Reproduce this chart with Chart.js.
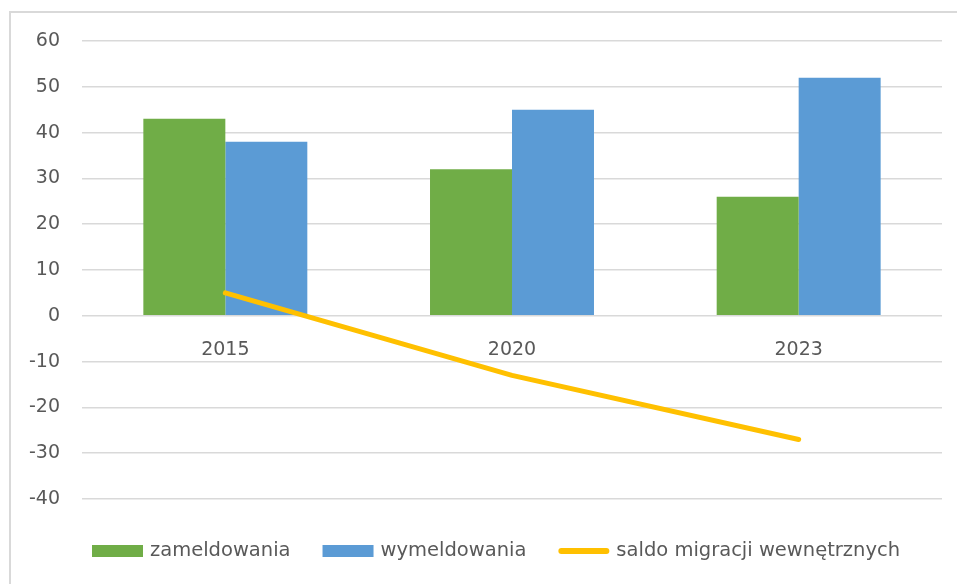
<!DOCTYPE html>
<html>
<head>
<meta charset="utf-8">
<script src="https://cdn.jsdelivr.net/npm/chart.js@4.4.1/dist/chart.umd.min.js"></script>
<style>
  html, body { margin: 0; padding: 0; background: #ffffff; overflow: hidden; }
  #wrap { position: absolute; left: 0; top: 0; width: 957px; height: 584px; }
</style>
</head>
<body>
<div id="wrap"><canvas id="c" width="957" height="584"></canvas></div>
<script>
const categories = ['2015', '2020', '2023'];
const zameldowania = [43, 32, 26];
const wymeldowania = [38, 45, 52];
const saldo = [5, -13, -27];
const seriesNames = ['zameldowania', 'wymeldowania', 'saldo migracji wewnętrznych'];
const yTicks = { min: -40, max: 60, step: 10 };

const GREEN = '#70AD47', BLUE = '#5B9BD5', GOLD = '#FFC000';
const FONT = 'DejaVu Sans';
const TEXT = '#595959';

const frameAndLegend = {
  id: 'frameAndLegend',
  beforeDraw(chart) {
    const ctx = chart.ctx;
    ctx.save();
    ctx.fillStyle = '#ffffff';
    ctx.fillRect(0, 0, chart.width, chart.height);
    ctx.strokeStyle = '#D9D9D9';
    ctx.lineWidth = 2;
    ctx.beginPath();
    ctx.moveTo(10, chart.height + 5);
    ctx.lineTo(10, 12);
    ctx.lineTo(chart.width + 5, 12);
    ctx.stroke();
    ctx.restore();
  },
  afterDraw(chart) {
    const ctx = chart.ctx;
    ctx.save();
    ctx.font = '19.5px "' + FONT + '"';
    ctx.textBaseline = 'middle';
    ctx.fillStyle = TEXT;
    const y = 551;
    let x = 92;
    const keyW = 51, keyH = 12, gapText = 7, gapItem = 32;
    chart.data.datasets.forEach((ds) => {
      if (ds.type === 'line') {
        ctx.strokeStyle = ds.borderColor;
        ctx.lineWidth = 6;
        ctx.lineCap = 'round';
        ctx.beginPath();
        ctx.moveTo(x + 3, y);
        ctx.lineTo(x + keyW - 3, y);
        ctx.stroke();
      } else {
        ctx.fillStyle = ds.backgroundColor;
        ctx.fillRect(x, y - keyH / 2, keyW, keyH);
      }
      x += keyW + gapText;
      ctx.fillStyle = TEXT;
      ctx.fillText(ds.label, x, y);
      x += ctx.measureText(ds.label).width + gapItem;
    });
    ctx.restore();
  }
};

new Chart(document.getElementById('c'), {
  type: 'bar',
  data: {
    labels: categories,
    datasets: [
      { label: seriesNames[0], data: zameldowania, backgroundColor: GREEN, order: 2 },
      { label: seriesNames[1], data: wymeldowania, backgroundColor: BLUE, order: 2 },
      { type: 'line', label: seriesNames[2], data: saldo, borderColor: GOLD, backgroundColor: GOLD,
        borderWidth: 5, pointRadius: 0, tension: 0, borderCapStyle: 'round', borderJoinStyle: 'round', order: 0 }
    ]
  },
  options: {
    responsive: false,
    animation: false,
    layout: { padding: { left: 0, right: 15, top: 41, bottom: 85 } },
    datasets: { bar: { barPercentage: 1, categoryPercentage: 0.572 } },
    plugins: { legend: { display: false }, tooltip: { enabled: false } },
    scales: {
      x: {
        position: { y: 0 },
        grid: { display: false },
        border: { display: false },
        ticks: { color: TEXT, font: { family: FONT, size: 19 }, padding: 15 }
      },
      y: {
        min: yTicks.min, max: yTicks.max,
        afterFit: (s) => { s.width = 82; },
        grid: { color: '#D9D9D9', lineWidth: 1.5, drawTicks: false },
        border: { display: false },
        ticks: { stepSize: yTicks.step, color: TEXT, font: { family: FONT, size: 19 }, padding: 22 }
      }
    }
  },
  plugins: [frameAndLegend]
});
</script>
</body>
</html>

+ + + + +

→ **Problem details**
Leave out any pictures, please, and quote only the lines from the top of the data through the line that contains "const TEXT = '#595959';".

→ **Written answer**
Reproduce this chart with Chart.js.
<!DOCTYPE html>
<html>
<head>
<meta charset="utf-8">
<script src="https://cdn.jsdelivr.net/npm/chart.js@4.4.1/dist/chart.umd.min.js"></script>
<style>
  html, body { margin: 0; padding: 0; background: #ffffff; overflow: hidden; }
  #wrap { position: absolute; left: 0; top: 0; width: 957px; height: 584px; }
</style>
</head>
<body>
<div id="wrap"><canvas id="c" width="957" height="584"></canvas></div>
<script>
const categories = ['2015', '2020', '2023'];
const zameldowania = [43, 32, 26];
const wymeldowania = [38, 45, 52];
const saldo = [5, -13, -27];
const seriesNames = ['zameldowania', 'wymeldowania', 'saldo migracji wewnętrznych'];
const yTicks = { min: -40, max: 60, step: 10 };

const GREEN = '#70AD47', BLUE = '#5B9BD5', GOLD = '#FFC000';
const FONT = 'DejaVu Sans';
const TEXT = '#595959';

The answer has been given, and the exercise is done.